И вижу: прозрачные, почти невесомые строения, освещенные первым утренним солнцем; башни, наперегонки с кипарисами тянущиеся к небу; веселые купола и крыши; подернутые дымкой, вырастающие из моря горы; лестницы и длинные переходы, в их лабиринтах исчезают еле слышные шаги; свет, мерцающий в сгущенном воздухе; синеватый ладан и трепет свеч, иконы и хоругви в торжественных процессиях: пурпур и золото, разлившиеся по полям; удлиненные черные фигуры - глаза опущены - поднимающиеся по косогору; плаха и разбросанные по мостовой камилавки; башни и монахи в вихре пламени, каменные ступени в лунном свете; выбеленные временем кости, собранные в общей гробнице; белоснежные простыни, бьющиеся на ветру; овальные подносы, перегруженные лакомствами, возвращаемые почти нетронутыми; кисловатый запах старого кирпича; волны пения и шепот молитв, шум крыльев, журчанье вина; покосившиеся кельи и их жители, которые, вместе с ветхими стенами и своей полузабытой религией, осыпаются, уходят во тьму средневековья и выплывают из нее, под глухой звон колоколов, среди благоухания мерцающих лампад. Афон не на небе и не на земле - вертоград Пресвятой Богородицы.
***
Молчание - ключ к святогорской жизни. Великая тайна. Исихазм (молчальничество) - это и правило, одно из самых общепризнанных, поздневизантийского монашества, и путь духовной жизни.
Вот келья, где молчал и постился святой Савва*. Келья без единого окна, стены совершенно голые, из неотесанного грубого камня. Помещение настолько узкое, что раскинутыми в стороны руками можно дотянуться одновременно до противоположных стен. Сегодня здесь только две иконы, больше ничего. Но сколько молчания святого, сколько безмолвия его последователей и учеников вобрал в себя этот камень...

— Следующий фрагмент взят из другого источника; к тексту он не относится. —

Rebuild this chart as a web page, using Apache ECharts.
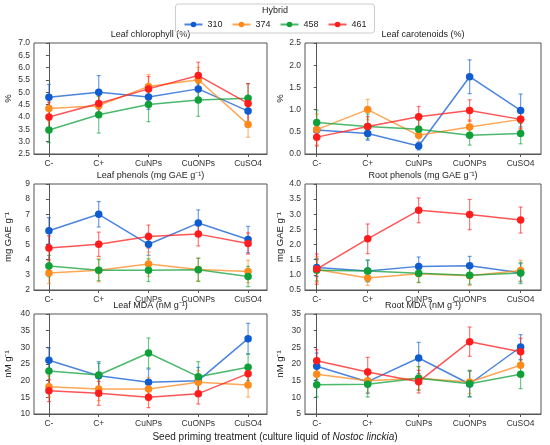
<!DOCTYPE html>
<html>
<head>
<meta charset="utf-8">
<script src="https://cdn.jsdelivr.net/npm/echarts@6/dist/echarts.min.js"></script>
<style>
  html, body { margin: 0; padding: 0; background: #fff; }
  #chart { width: 550px; height: 445px; }
</style>
</head>
<body>
<div id="chart"></div>
<script>
var categories = ['C-', 'C+', 'CuNPs', 'CuONPs', 'CuSO4'];
var hybrids = ['310', '374', '458', '461'];
var colors = ['#0f5bd0', '#ff8a1c', '#10a03a', '#ff1c1c'];

// rows: 310, 374, 458, 461
var chlMean = [
  [4.80, 5.00, 4.81, 5.14, 4.24],
  [4.34, 4.46, 5.24, 5.51, 3.70],
  [3.47, 4.09, 4.51, 4.69, 4.76],
  [4.00, 4.55, 5.14, 5.68, 4.55]
];
var chlErr = [
  [0.52, 0.68, 0.50, 0.50, 0.45],
  [0.50, 0.45, 0.48, 0.50, 0.52],
  [0.51, 0.74, 0.70, 0.66, 0.60],
  [0.60, 0.50, 0.50, 0.54, 0.80]
];

var carMean = [
  [0.54, 0.46, 0.18, 1.74, 0.98],
  [0.55, 1.00, 0.42, 0.61, 0.78],
  [0.71, 0.62, 0.56, 0.42, 0.46],
  [0.38, 0.62, 0.84, 0.98, 0.78]
];
var carErr = [
  [0.20, 0.15, 0.09, 0.38, 0.37],
  [0.35, 0.23, 0.20, 0.16, 0.20],
  [0.28, 0.28, 0.20, 0.22, 0.23],
  [0.20, 0.22, 0.23, 0.24, 0.22]
];

var lpMean = [
  [5.91, 7.00, 5.02, 6.42, 5.33],
  [3.13, 3.31, 3.71, 3.36, 3.22],
  [3.58, 3.31, 3.31, 3.33, 2.89],
  [4.78, 5.02, 5.53, 5.69, 5.07]
];
var lpErr = [
  [0.87, 0.84, 0.73, 0.87, 0.87],
  [0.70, 0.78, 0.80, 0.75, 0.74],
  [0.70, 0.69, 0.75, 0.77, 0.67],
  [0.80, 0.80, 0.76, 0.78, 0.70]
];

var rpMean = [
  [1.24, 1.13, 1.28, 1.30, 1.07],
  [1.18, 0.90, 1.04, 0.97, 1.14],
  [1.15, 1.13, 1.05, 0.99, 1.06],
  [1.19, 2.19, 3.13, 2.99, 2.81]
];
var rpErr = [
  [0.30, 0.35, 0.31, 0.31, 0.30],
  [0.42, 0.25, 0.30, 0.32, 0.34],
  [0.35, 0.36, 0.30, 0.30, 0.35],
  [0.50, 0.49, 0.41, 0.50, 0.43]
];

var lmMean = [
  [26.1, 21.5, 19.5, 20.0, 32.6],
  [18.2, 17.5, 17.5, 19.5, 18.7],
  [22.9, 21.7, 28.3, 21.2, 24.0],
  [17.0, 16.2, 15.0, 16.1, 22.1]
];
var lmErr = [
  [3.7, 4.2, 4.0, 4.0, 4.6],
  [3.2, 3.5, 3.5, 3.5, 3.6],
  [3.8, 3.5, 4.5, 4.5, 4.0],
  [3.3, 3.6, 3.1, 3.1, 2.7]
];

var rmMean = [
  [19.3, 14.7, 21.8, 14.0, 25.1],
  [16.9, 15.0, 15.7, 14.6, 19.6],
  [13.8, 13.9, 15.7, 14.1, 16.9],
  [21.0, 17.6, 14.7, 26.7, 23.7]
];
var rmErr = [
  [4.0, 3.5, 4.7, 3.8, 3.7],
  [3.5, 3.5, 3.5, 3.5, 3.5],
  [3.7, 3.8, 3.5, 4.0, 4.3],
  [3.3, 4.4, 3.4, 4.4, 4.0]
];

var panels = [
  { title: 'Leaf chlorophyll (%)', yName: '%', mean: chlMean, err: chlErr, min: 2.5, max: 7, step: 0.5, dec: 1 },
  { title: 'Leaf carotenoids (%)', yName: '%', mean: carMean, err: carErr, min: 0, max: 2.5, step: 0.5, dec: 1 },
  { title: 'Leaf phenols (mg GAE g⁻¹)', yName: 'mg GAE g⁻¹', mean: lpMean, err: lpErr, min: 2, max: 9, step: 1, dec: 0 },
  { title: 'Root phenols (mg GAE g⁻¹)', yName: 'mg GAE g⁻¹', mean: rpMean, err: rpErr, min: 0.5, max: 4, step: 0.5, dec: 1 },
  { title: 'Leaf MDA (nM g⁻¹)', yName: 'nM g⁻¹', mean: lmMean, err: lmErr, min: 10, max: 40, step: 5, dec: 0 },
  { title: 'Root MDA (nM g⁻¹)', yName: 'nM g⁻¹', mean: rmMean, err: rmErr, min: 5, max: 35, step: 5, dec: 0 }
];

var colLeft = [34, 305], colWidth = [233, 236];
var xMin = [-0.3, -0.23], xMax = [4.38, 4.4];
var rowTop = [43, 184, 314], rowHeight = [111, 106, 100];
var FONT = '"Liberation Sans", Arial, sans-serif';

var chart = echarts.init(document.getElementById('chart'));

var grids = [], xAxes = [], yAxes = [], series = [], graphics = [];

panels.forEach(function (p, k) {
  var col = k % 2, row = Math.floor(k / 2);
  grids.push({
    left: colLeft[col], top: rowTop[row], width: colWidth[col], height: rowHeight[row],
    show: true, borderColor: '#555', borderWidth: 1, backgroundColor: '#fff'
  });
  xAxes.push({
    type: 'value', gridIndex: k, min: xMin[col], max: xMax[col],
    splitLine: { show: false },
    axisLine: { show: true, lineStyle: { color: '#555' } },
    axisTick: { show: true, customValues: [0, 1, 2, 3, 4], length: 3, lineStyle: { color: '#555' } },
    axisLabel: {
      customValues: [0, 1, 2, 3, 4], fontSize: 8.5, color: '#333', fontFamily: FONT, margin: 5,
      formatter: function (v) { return categories[Math.round(v)]; }
    }
  });
  yAxes.push({
    type: 'value', gridIndex: k, min: p.min, max: p.max, interval: p.step,
    name: p.yName, nameLocation: 'middle', nameGap: col === 0 ? 21 : 20,
    nameTextStyle: { fontSize: 9.5, color: '#222', fontFamily: FONT },
    splitLine: { show: false },
    axisLine: { show: true, lineStyle: { color: '#555' } },
    axisTick: { show: true, length: 3, lineStyle: { color: '#555' } },
    axisLabel: {
      fontSize: 8.5, color: '#333', fontFamily: FONT, margin: 4,
      formatter: function (v) { return v.toFixed(p.dec); }
    }
  });
  graphics.push({
    type: 'text', x: colLeft[col] + colWidth[col] / 2, y: rowTop[row] - 8,
    style: { text: p.title, font: '9px ' + FONT, fill: '#222', align: 'center', verticalAlign: 'middle' }
  });

  hybrids.forEach(function (h, s) {
    var lineData = [], errData = [];
    for (var i = 0; i < categories.length; i++) {
      lineData.push([i, p.mean[s][i]]);
      errData.push([i, p.mean[s][i], p.err[s][i]]);
    }
    series.push({
      name: h, type: 'line', xAxisIndex: k, yAxisIndex: k, data: lineData,
      symbol: 'circle', symbolSize: 7.5, z: 3 + s,
      lineStyle: { color: colors[s], width: 1.5, opacity: 0.75 },
      itemStyle: { color: colors[s] },
      emphasis: { disabled: true }
    });
    series.push({
      name: h, type: 'custom', xAxisIndex: k, yAxisIndex: k, data: errData, z: 2,
      renderItem: function (params, api) {
        var x = api.value(0), y = api.value(1), e = api.value(2);
        var a = api.coord([x, y + e]), b = api.coord([x, y - e]);
        var cap = 2;
        var st = { stroke: colors[s], lineWidth: 1.2, opacity: 0.6 };
        return {
          type: 'group', children: [
            { type: 'line', shape: { x1: a[0], y1: a[1], x2: b[0], y2: b[1] }, style: st },
            { type: 'line', shape: { x1: a[0] - cap, y1: a[1], x2: a[0] + cap, y2: a[1] }, style: st },
            { type: 'line', shape: { x1: b[0] - cap, y1: b[1], x2: b[0] + cap, y2: b[1] }, style: st }
          ]
        };
      }
    });
  });
});

graphics.push({
  type: 'text', x: 275, y: 11,
  style: { text: 'Hybrid', font: '9px ' + FONT, fill: '#222', align: 'center', verticalAlign: 'middle' }
});
graphics.push({
  type: 'text', x: 275, y: 437,
  style: {
    text: 'Seed priming treatment (culture liquid of {i|Nostoc linckia})',
    font: '10px ' + FONT, fill: '#222', align: 'center', verticalAlign: 'middle',
    rich: { i: { fontStyle: 'italic', fontSize: 10, fontFamily: FONT, fill: '#222' } }
  }
});

chart.setOption({
  animation: false,
  textStyle: { fontFamily: FONT },
  legend: {
    data: hybrids, left: 'center', top: 4,
    padding: [16, 8, 4, 8], itemGap: 9, itemWidth: 18, itemHeight: 7,
    borderColor: '#ccc', borderWidth: 1, borderRadius: 3,
    textStyle: { fontSize: 9, color: '#222', fontFamily: FONT }
  },
  grid: grids,
  xAxis: xAxes,
  yAxis: yAxes,
  series: series,
  graphic: graphics
});
</script>
</body>
</html>
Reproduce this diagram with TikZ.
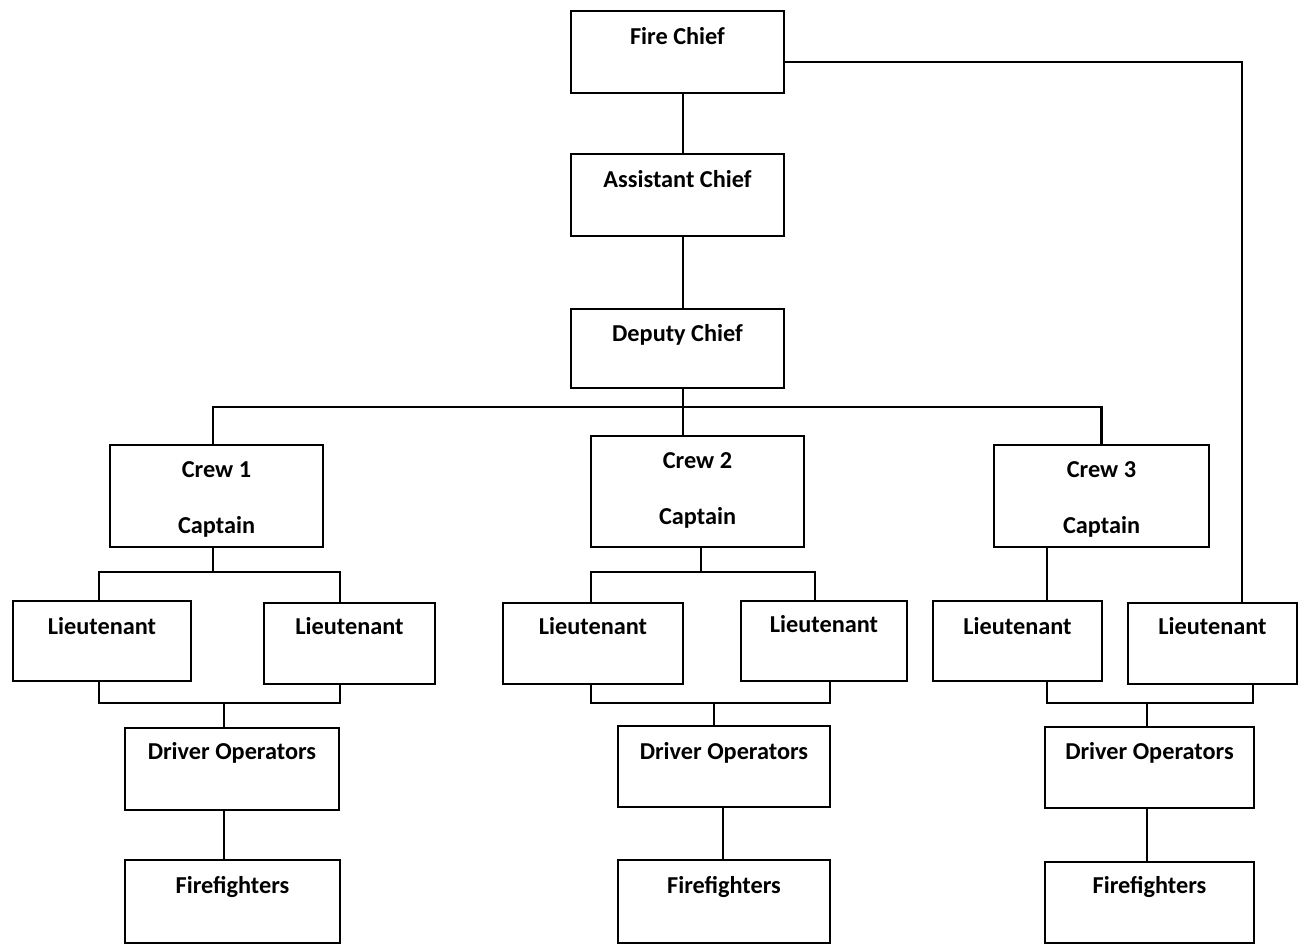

*Св. Савва Сербский (Неманич, 1169-1237 гг.) - младший сын сербского правителя Стефана, брат Стефана Первовенчанного сербского, в возрасте 17 лет удалился на Афон и, вопреки воле отца, принял там монашество. Возобновил пришедший в разорение Хиландарский монастырь и ввел в нем строгое общежитие. Впоследствии первый архиепископ Сербии, независимый от Константинополя. (Здесь и далее подстрочные примечания принадлежат редакции)
Обоженые кости
Утро. Из афонской столицы Карей дорога к монастырю св. Пантелеймона ведет сквозь невысокий лесок, достаточно тенистый. Еще свежо. Несколько групп рабочих расширяют дорогу и укрепляют обочины. Может быть, скоро уже придет конец этой мучительной тряске в автобусе. А сейчас я иду пешком, и мне жаль, что и здесь совершается "модернизация". Может быть она распространится и на что-то еще? (Позже я нашел достаточно признаков того, что боязнь моя, во всяком случае, преждевременна.) Выхожу на крутой склон, обращенный к южному афонскому берегу, отсюда виден монастырь Ксиропотам. Налево пристань Дафни. Направо лес, через который надо пройти, чтобы добраться до св. Пантелеймона. Судя по карте, монастырь не может быть далеко. Поэтому я сворачиваю на поперечную дорогу, которая ведет в нужном направлении. Через несколько минут ходьбы становится ясно, что это всего лишь лесная дорога, которая забирает все больше в гору и поворачивает назад к Карее. Мне почему-то неймется, и чуть дальше я сворачиваю на другую тропинку, к морю. Метров через сто она исчезает в колючих зарослях на вершине холма, вознесшегося над берегом. Утреннее спокойное море. Все, что мне удалось - это увидеть зеленые купола монастыря, к которому я стремился. Пришлось смириться и вернуться на ту дорогу, которая, как мне кажется, слишком круто огибает левый склон.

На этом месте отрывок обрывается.